Experimenting with Google Optimize

Google Optimize, Google’s free AB testing and personalisation tool has been around for some time now, however take up appears to have been relatively slow. It could be argued early iterations were not easy to work with in terms of integration and creating tests on the fly, this may initially have put advertisers off offering little incentive to switch from existing third party paid solutions.

The latest release appears to have addressed many of the aforementioned issues. In terms of integration, the process is now incredibly straight forward. For those advertisers using GTM (Google Tag Manager), required changes to tracking are minimal. Once a Google Optimize account has been created and the related partner tracking ID is added in GTM you are pretty much done in terms of integration. If you are not using GTM the process is slightly fiddlier, but still relatively simple. The Google Optimize code snippet available once you have created an account must be added to your existing Google Analytics site tracking, either site wide or just to pages that will take part in testing.

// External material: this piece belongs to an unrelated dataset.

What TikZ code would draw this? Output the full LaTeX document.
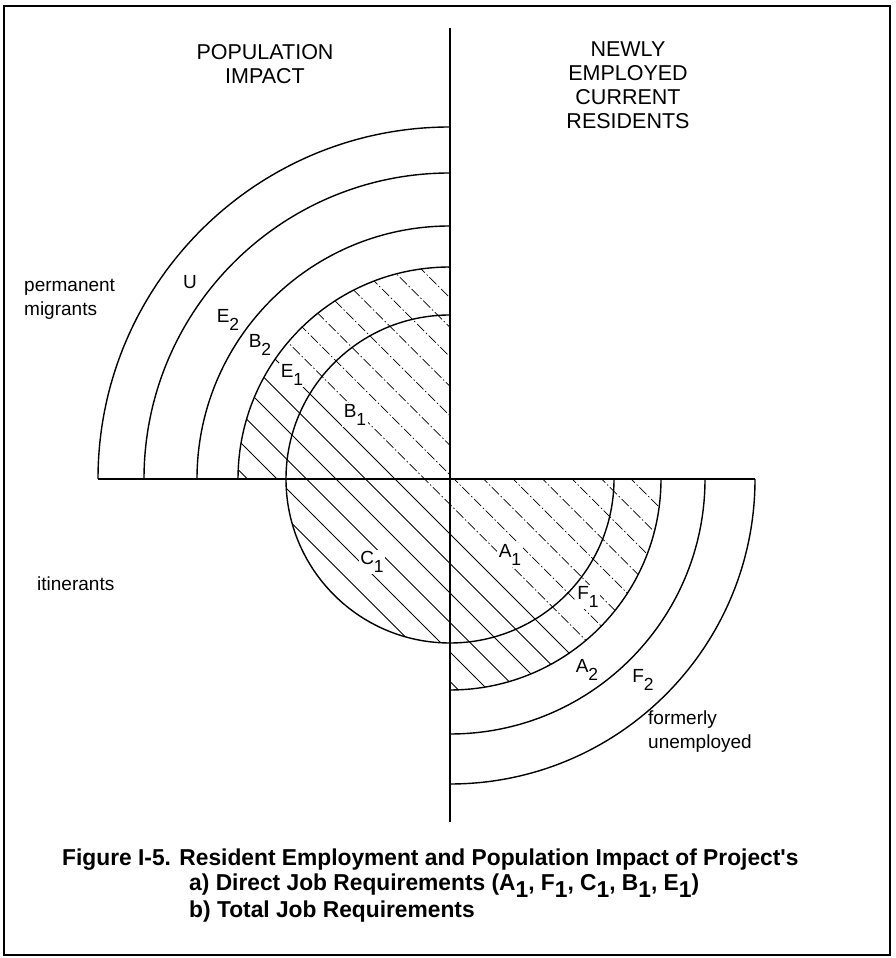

Linking Optimize to your AdWords account is a doddle! Assuming your AdWords and Google Analytics accounts are already linked (they really should be) you simply need to navigate to ‘linked accounts’ in AdWords and then select ‘enable optimize account linking’.

Selecting the AdWords campaigns / ad groups to be included in your tests, setting the weighting and defining the test goals is again very straight forward. The Optimize interface is clean and designed not to confuse. You can get tests up and running pretty quickly once the setup is completed.

In terms of features, the free version of Optimize compares well to Google’s paid solution (Optimize 360). Google appears to have been pretty generous in terms of what it has given away for free, obviously looking to convert trialists to the paid solution. However, for advertisers at a more advanced stage of creative testing the free version does have its limitations. If your requirement is to run multi-page tests then the free tool is probably not for you. That aside, the only other area the free service falls short is customer support which is pretty much non-existent. If you’re prepared to scour related forums for assistance, the chances are you’ll find what you were looking for.

Whilst the free tool currently stacks up well against 360, the rumours are there is a potential game changer about to land in the coming months. Google’s latest attribution offering, which will very likely only be offered to paid customers.

To summarise, the free version of Google Optimize is now a pretty handy resource. It could be argued that setting up tests is a lot more straight forward than it is through a number of the third party paid solutions out there (without naming names).

If you are still running AB tests through AdWords campaign experiments and want to move on to the next level of creative testing, Optimize is a very good free option!